Tidak hanya itu, siswa diwajibkan membayar uang kas bulanan antara Rp10.000 hingga Rp15.000 yang dikelola oleh wali murid. Hal ini semakin menimbulkan pertanyaan tentang akuntabilitas dan penggunaan dana tersebut, apakah benar-benar transparan atau justru menjadi sarana untuk memperkaya oknum tertentu.
Lebih mengkhawatirkan, ada informasi bahwa siswa yang mendaftar dari luar zona dikenakan biaya tambahan mencapai Rp2,5 juta, yang diduga merupakan tindakan oknum guru. Praktik ini semakin memperkuat dugaan pungutan liar yang merugikan orang tua, menambah kesan bahwa pendidikan di sekolah ini tidak lagi berorientasi pada siswa, tetapi pada keuntungan finansial semata.
Saat dikonfirmasi, Kepala Sekolah SD Negeri 1 Palapa membantah semua tuduhan tersebut. Ia dengan tegas menyatakan bahwa tidak ada praktik pungutan liar di sekolahnya, dan biaya ekstrakurikuler tidak dipaksakan. Ia mengklaim semua keputusan mengenai biaya sudah disepakati bersama oleh wali murid dalam rapat.

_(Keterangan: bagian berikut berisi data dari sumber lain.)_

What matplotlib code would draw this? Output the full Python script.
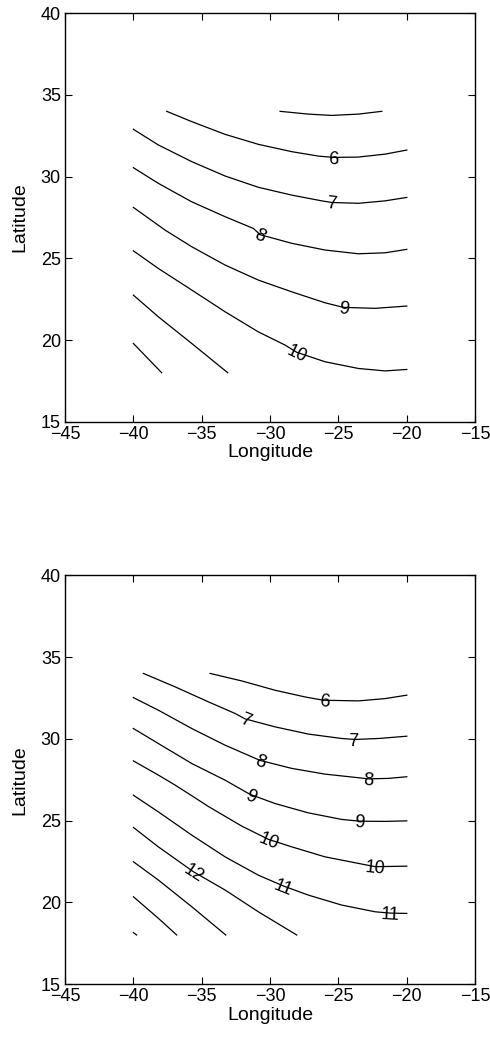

Namun, keengganannya untuk membahas isu ini lebih lanjut justru menambah kecurigaan masyarakat terhadap transparansi dan integritas lembaga pendidikan tersebut.
Dugaan pungutan liar ini bisa melanggar beberapa pasal dalam Undang-Undang Nomor 20 Tahun 2003 tentang Sistem Pendidikan Nasional. Khususnya, Pasal 12 ayat (1) yang menyatakan bahwa pendidikan harus diselenggarakan secara adil dan tidak diskriminatif, serta Pasal 13 yang mengatur tentang hak peserta didik untuk mendapatkan pendidikan yang berkualitas tanpa adanya biaya tambahan yang memberatkan.
Jika terbukti, tindakan Kepala Sekolah ini dapat dikenakan sanksi sesuai dengan Pasal 378 Kitab Undang-Undang Hukum Pidana (KUHP) tentang penipuan, serta Pasal 55 dan Pasal 56 KUHP yang mengatur tentang keterlibatan dan penghasutan. Kasus ini pun semakin memperjelas bahwa isu pungutan liar di dunia pendidikan perlu segera diatasi untuk menjaga integritas dan kepercayaan masyarakat.
Dengan situasi yang semakin memanas, masyarakat mendesak pihak berwenang untuk melakukan investigasi menyeluruh dan mengambil tindakan tegas terhadap dugaan praktik ilegal ini. Apakah transparansi dan integritas pendidikan di SD Negeri 1 Palapa masih bisa diselamatkan?